5. Conclusion

This paper has examined the factors that contribute to differences in employment growth rates across North American cities. We placed particular emphasis on the role of scientists and engineers in the growth process. Scientists and engineers are specialized workers who are directly involved with the development and implementation of new innovations. This is consistent with structural models that link urban growth to increases in multifactor (total factor) productivity.

Our analysis suggests that the contribution of human capital to growth may rest on the underlying complementarities that result from diverse mixtures of human capital. We find significant interactions between scientists and engineers and the broader cross-section of degree holders located in cities: the latter may be the primary mechanism through which scientists and engineers contribute to the growth process. In short, scientists and engineers—the left brain of cities—matter most for growth when combined with a large and diverse pool of human capital.

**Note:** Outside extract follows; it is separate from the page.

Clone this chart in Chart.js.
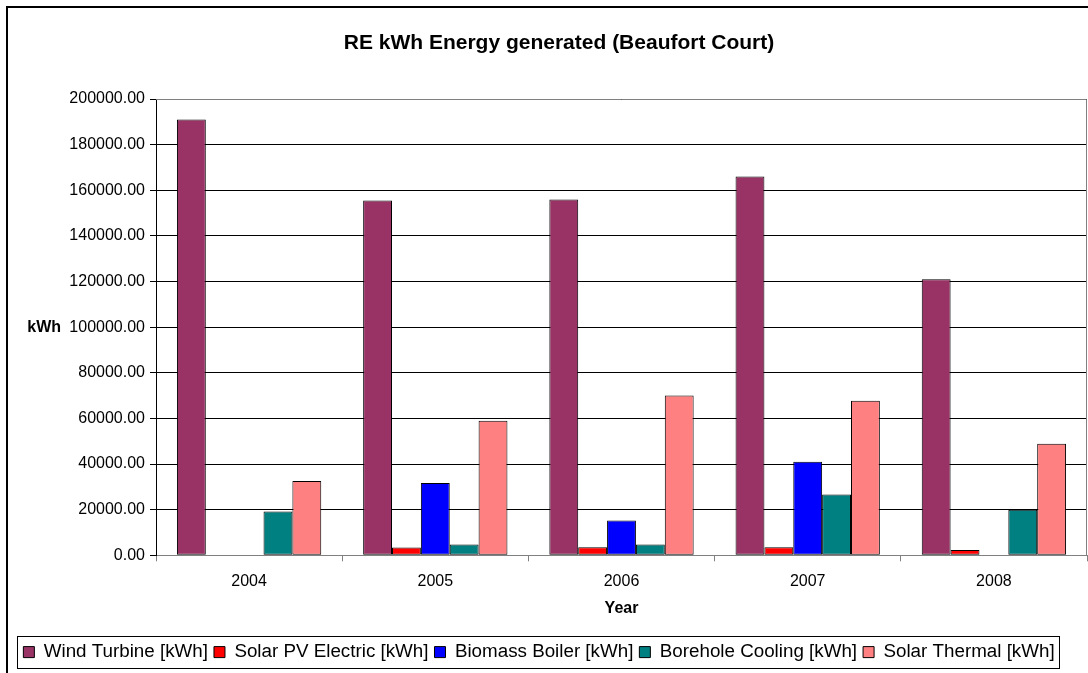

This relationship between growth and diversity finds a parallel in research that examines the growth and performance of firms. Companies that excel in the marketplace are often those that develop an array of complementary business skills across a broad set of strategic areas, such as human resource management, marketing and financing (Baldwin and Gellatly 2003). If firms require a broad set of skills to be successful, it is not surprising that the same may hold for cities.

Our empirical models also suggest that amenities play a central role in shaping urban dynamics. Differences in climate (heating-degree days) and in our more generalized measure of amenities are positively associated with changes in long-run employment. Growth in cities is as much related to their quality oflife as it is to productivity gains linked to human capital.

The second part of this paper examined the factors associated with the growth of scientists and engineers, a group of specialized workers that is often linked to differences in urban and industrial competitiveness. Our analysis finds a clear relationship between these specialized workers and the broader pool of human capital located in cities. Cities with large concentrations of these other- degree holders experience more robust science and engineering (S&E) growth than others, after controlling for a range of urban characteristics. These educated populations grow together, and there is some evidence that stronger growth in other-degree holders in the 1980s led to an acceleration of private sector S&E growth in the 1990s.

The strength of these effects needs to be set in context. S&E growth appears to be a stochastic process in which growth dynamics are strongly influenced by mean reversion. Cities that experience robust S&E growth in one period may experience weaker growth in the subsequent period.

An additional objective of our analysis was to learn more about how amenities—be they related to culture, climate or openness—help to attract workers with higher levels of human capital to cities. Florida’s work suggests that amenities are an increasingly important factor driving the concentration of skilled workers in cities. Our findings are consistent with Florida’s, in the sense that we find many of his variables to be associated with the growth of scientists and engineers. However, these associations were often inconsistent across time periods and specifications. This leads us to place less emphasis on culture, climate or openness as drivers of high tech growth and, instead, more emphasis on the complementarities that exist between scientists and engineers and other types of human capital.